Viola il divieto di discriminazione fondata sul sesso la normativa di uno Stato membro che, nel caso di lavoro a tempo parziale verticale, escluda i giorni non lavorati dal calcolo dei giorni di contribuzione, con conseguente riduzione del trattamento di disoccupazione, se la maggior parte dei lavoratori che usano il part time è costituita da donne.
Con questa conclusione la Corte di giustizia europea (sentenza depositata ieri nella causa C 98/15) afferma un principio importante in materia previdenziale, che può avere anche un impatto nel nostro Paese.
La controversia, avviata da una lavoratrice spagnola, ha per oggetto i criteri per determinare la durata della prestazione di disoccupazione per i lavoratori a tempo parziale di tipo verticale. La ricorrente ha svolto per circa l4 anni l’attività di addetta alle pulizie con orario part time verticale, e dopo aver perso il lavoro, ha chiesto l’indennità di disoccupazione.
Il trattamento è stato concesso, ma per una durata inferiore a quella attesa, in quanto sono stati considerati ai fini dell’anzianità contributiva soltanto i giorni effettivamente lavorati. Sono stati esclusi, invece, dal calcolo i giorni durante i quali, in virtù del part time verticale, non è stata svolta alcuna prestazione.
Il giudice comunitario premette che tale normativa non viola il principio di parità di trattamento dei lavoratori part time, osservando che tale principio sarebbe applicabile solo alle “condizioni di impiego” e non anche ai trattamenti di natura previdenziale.
La Corte di giustizia ritiene, invece, che la normativa spagnola determini una discriminazione indiretta fondata sul sesso. Secondo costante giurisprudenza della Corte, vi è discriminazione indiretta quando l’applicazione di un provvedimento nazionale, pur formulato in termini neutri, sfavorisca di fatto un numero molto più alto di donne che di uomini.
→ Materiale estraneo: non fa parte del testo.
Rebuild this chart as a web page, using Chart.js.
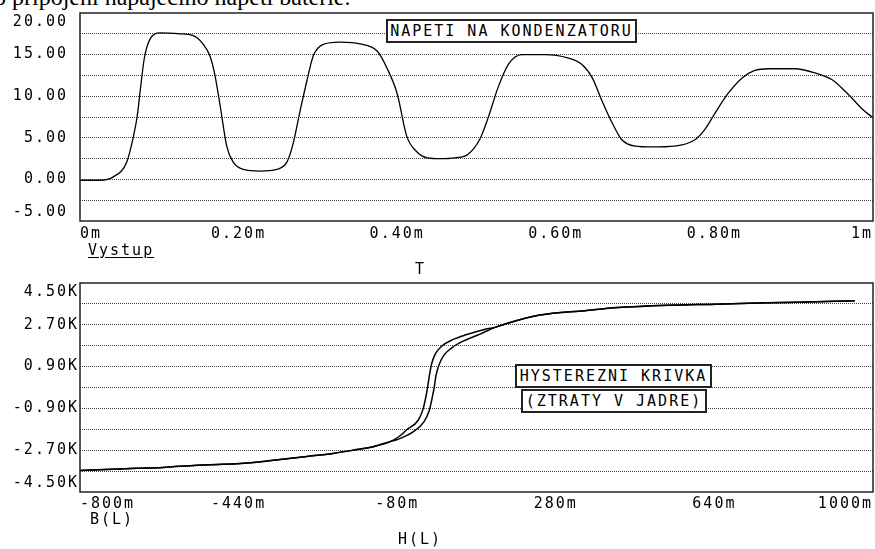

Nel caso spagnolo, la normativa contestata riguarda un gruppo di lavoratori- quelli a tempo parziale che è costituito in grande maggioranza da persone di sesso femminile.
Sulla base di questa considerazione, la Corte ritiene che la legge spagnola determini una disparità di trattamento a sfavore delle donne, che giudica illegittima in quanto non giustificata da fattori obiettivi.
Il principio può avere un impatto rilevante anche in Italia, dove da molti anni va avanti un contrasto interpretativo su una questione diversa ma affine. L’Inps calcola nell’anzianità contributiva dei lavoratori con part time verticale “ciclico” solo le giornate di lavoro effettivo, mentre la giurisprudenza maggioritaria ritiene che nella base di dell’anzianità contributiva utile ai fini pensionistici vadano inseriti anche i periodo di non lavoro. Questa posizione trova oggi un importante sostegno nei principi affermati dal giudice comunitario.